:: Aim of the task ::
Extract the listing below in full, unchanged.

☆ ☆ ☆ ☆

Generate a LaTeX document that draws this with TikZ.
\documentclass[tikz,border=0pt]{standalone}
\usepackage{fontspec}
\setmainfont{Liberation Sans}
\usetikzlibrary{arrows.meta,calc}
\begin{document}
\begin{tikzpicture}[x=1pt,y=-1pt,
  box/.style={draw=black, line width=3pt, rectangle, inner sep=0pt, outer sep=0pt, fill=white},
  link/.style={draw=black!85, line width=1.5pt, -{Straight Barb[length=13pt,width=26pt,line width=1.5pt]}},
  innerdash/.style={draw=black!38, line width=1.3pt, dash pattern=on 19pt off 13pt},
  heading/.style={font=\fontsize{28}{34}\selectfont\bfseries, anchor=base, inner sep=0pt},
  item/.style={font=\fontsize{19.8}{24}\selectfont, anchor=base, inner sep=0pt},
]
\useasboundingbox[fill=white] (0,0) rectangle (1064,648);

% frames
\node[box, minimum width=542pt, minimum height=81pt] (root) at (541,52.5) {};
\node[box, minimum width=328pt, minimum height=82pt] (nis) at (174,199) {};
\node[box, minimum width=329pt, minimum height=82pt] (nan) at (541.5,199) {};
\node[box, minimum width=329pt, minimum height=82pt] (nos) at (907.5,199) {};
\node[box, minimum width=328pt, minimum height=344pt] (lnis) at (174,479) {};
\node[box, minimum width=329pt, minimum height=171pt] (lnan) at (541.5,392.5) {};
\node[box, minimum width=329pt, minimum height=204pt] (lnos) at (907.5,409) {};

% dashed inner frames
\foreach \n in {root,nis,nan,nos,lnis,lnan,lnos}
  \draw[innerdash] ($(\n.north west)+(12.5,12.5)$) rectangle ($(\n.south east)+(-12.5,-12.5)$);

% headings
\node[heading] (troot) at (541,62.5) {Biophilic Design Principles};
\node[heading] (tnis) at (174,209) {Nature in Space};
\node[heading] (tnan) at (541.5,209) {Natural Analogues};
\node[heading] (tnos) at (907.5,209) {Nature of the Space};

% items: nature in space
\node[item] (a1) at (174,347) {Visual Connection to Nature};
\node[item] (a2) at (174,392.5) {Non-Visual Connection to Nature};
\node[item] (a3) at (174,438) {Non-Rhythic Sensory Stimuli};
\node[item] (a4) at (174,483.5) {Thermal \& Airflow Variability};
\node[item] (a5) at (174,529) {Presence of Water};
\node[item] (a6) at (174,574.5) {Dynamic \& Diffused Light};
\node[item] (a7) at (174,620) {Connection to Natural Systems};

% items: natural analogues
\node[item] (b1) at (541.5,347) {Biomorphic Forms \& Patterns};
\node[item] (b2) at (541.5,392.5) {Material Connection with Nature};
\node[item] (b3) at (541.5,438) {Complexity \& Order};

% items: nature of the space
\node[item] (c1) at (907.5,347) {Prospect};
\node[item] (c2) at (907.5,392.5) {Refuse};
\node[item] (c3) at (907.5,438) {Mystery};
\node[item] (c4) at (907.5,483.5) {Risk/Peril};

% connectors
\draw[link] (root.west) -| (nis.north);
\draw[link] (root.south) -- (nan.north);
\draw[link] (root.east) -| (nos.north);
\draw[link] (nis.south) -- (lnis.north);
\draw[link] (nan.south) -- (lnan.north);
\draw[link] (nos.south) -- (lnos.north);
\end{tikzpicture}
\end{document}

☆ ☆ ☆ ☆

:: Answer to this task ::
Generate a LaTeX document that draws this with TikZ.
\documentclass[tikz,border=0pt]{standalone}
\usepackage{fontspec}
\setmainfont{Liberation Sans}
\usetikzlibrary{arrows.meta,calc}
\begin{document}
\begin{tikzpicture}[x=1pt,y=-1pt,
  box/.style={draw=black, line width=3pt, rectangle, inner sep=0pt, outer sep=0pt, fill=white},
  link/.style={draw=black!85, line width=1.5pt, -{Straight Barb[length=13pt,width=26pt,line width=1.5pt]}},
  innerdash/.style={draw=black!38, line width=1.3pt, dash pattern=on 19pt off 13pt},
  heading/.style={font=\fontsize{28}{34}\selectfont\bfseries, anchor=base, inner sep=0pt},
  item/.style={font=\fontsize{19.8}{24}\selectfont, anchor=base, inner sep=0pt},
]
\useasboundingbox[fill=white] (0,0) rectangle (1064,648);

% frames
\node[box, minimum width=542pt, minimum height=81pt] (root) at (541,52.5) {};
\node[box, minimum width=328pt, minimum height=82pt] (nis) at (174,199) {};
\node[box, minimum width=329pt, minimum height=82pt] (nan) at (541.5,199) {};
\node[box, minimum width=329pt, minimum height=82pt] (nos) at (907.5,199) {};
\node[box, minimum width=328pt, minimum height=344pt] (lnis) at (174,479) {};
\node[box, minimum width=329pt, minimum height=171pt] (lnan) at (541.5,392.5) {};
\node[box, minimum width=329pt, minimum height=204pt] (lnos) at (907.5,409) {};

% dashed inner frames
\foreach \n in {root,nis,nan,nos,lnis,lnan,lnos}
  \draw[innerdash] ($(\n.north west)+(12.5,12.5)$) rectangle ($(\n.south east)+(-12.5,-12.5)$);

% headings
\node[heading] (troot) at (541,62.5) {Biophilic Design Principles};
\node[heading] (tnis) at (174,209) {Nature in Space};
\node[heading] (tnan) at (541.5,209) {Natural Analogues};
\node[heading] (tnos) at (907.5,209) {Nature of the Space};

% items: nature in space
\node[item] (a1) at (174,347) {Visual Connection to Nature};
\node[item] (a2) at (174,392.5) {Non-Visual Connection to Nature};
\node[item] (a3) at (174,438) {Non-Rhythic Sensory Stimuli};
\node[item] (a4) at (174,483.5) {Thermal \& Airflow Variability};
\node[item] (a5) at (174,529) {Presence of Water};
\node[item] (a6) at (174,574.5) {Dynamic \& Diffused Light};
\node[item] (a7) at (174,620) {Connection to Natural Systems};

% items: natural analogues
\node[item] (b1) at (541.5,347) {Biomorphic Forms \& Patterns};
\node[item] (b2) at (541.5,392.5) {Material Connection with Nature};
\node[item] (b3) at (541.5,438) {Complexity \& Order};

% items: nature of the space
\node[item] (c1) at (907.5,347) {Prospect};
\node[item] (c2) at (907.5,392.5) {Refuse};
\node[item] (c3) at (907.5,438) {Mystery};
\node[item] (c4) at (907.5,483.5) {Risk/Peril};

% connectors
\draw[link] (root.west) -| (nis.north);
\draw[link] (root.south) -- (nan.north);
\draw[link] (root.east) -| (nos.north);
\draw[link] (nis.south) -- (lnis.north);
\draw[link] (nan.south) -- (lnan.north);
\draw[link] (nos.south) -- (lnos.north);
\end{tikzpicture}
\end{document}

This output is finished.